Cobalt nanorods decorated titanium oxide arrays as efficient and stable electrocatalyst for oxygen evolution reaction

Oxygen evolution reaction (OER) is a key process in many electrochemical energy conversion technologies, such as water electrolysis and zinc-air batteries. However, the efficiency of these electrocatalysis processes is usually hindered by the slow OER kinetics. Meanwhile, the oxidative reaction condition of OER also poses a great challenge for the long-term stability of OER catalysts. In this work, through anodic oxidation, hydrothermal reaction and calcination, a self-supported, efficient and stable OER catalyst (Co@TiO 2 /Ti) was developed by loading Co nanoparticles on TiO 2 nanotube array rooted on Ti foil. The TiO 2 array substrate not only offers good corrosion resistance under the strong oxidative reaction condition of OER, but also provides an increased surface area for depositing the catalytic active Co-based catalysts.
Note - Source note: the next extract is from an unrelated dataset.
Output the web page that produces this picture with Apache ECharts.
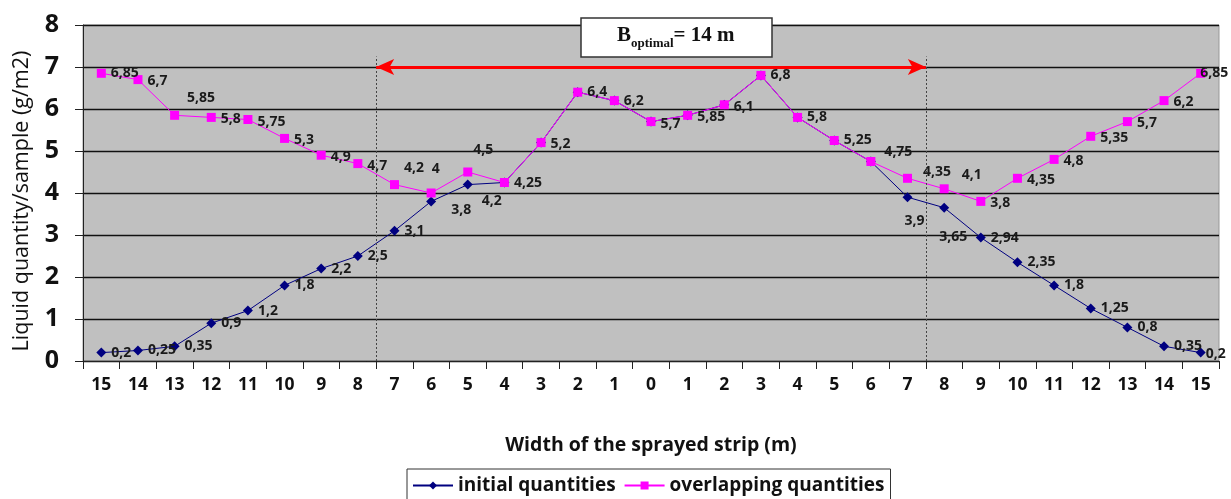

As a result, the Co@TiO 2 /Ti catalyst shows excellent OER activity exhibiting an overpotential of 382 mV (j=50 mA cm −2 ) and onset potential of 1.46 V vs. RHE in 1M KOH solution. Importantly, it also achieves a high stability at high current density operating condition. In addition, post-OER reaction characterizations show that the Co nanoparticles were oxidized into Co 3 O 4 crystals, suggesting that the latter was the real component in catalyzing OER reaction. The self-supported efficient and stable catalyst and the insights revealed in the real OER catalysis phase advanced the development of OER catalysts.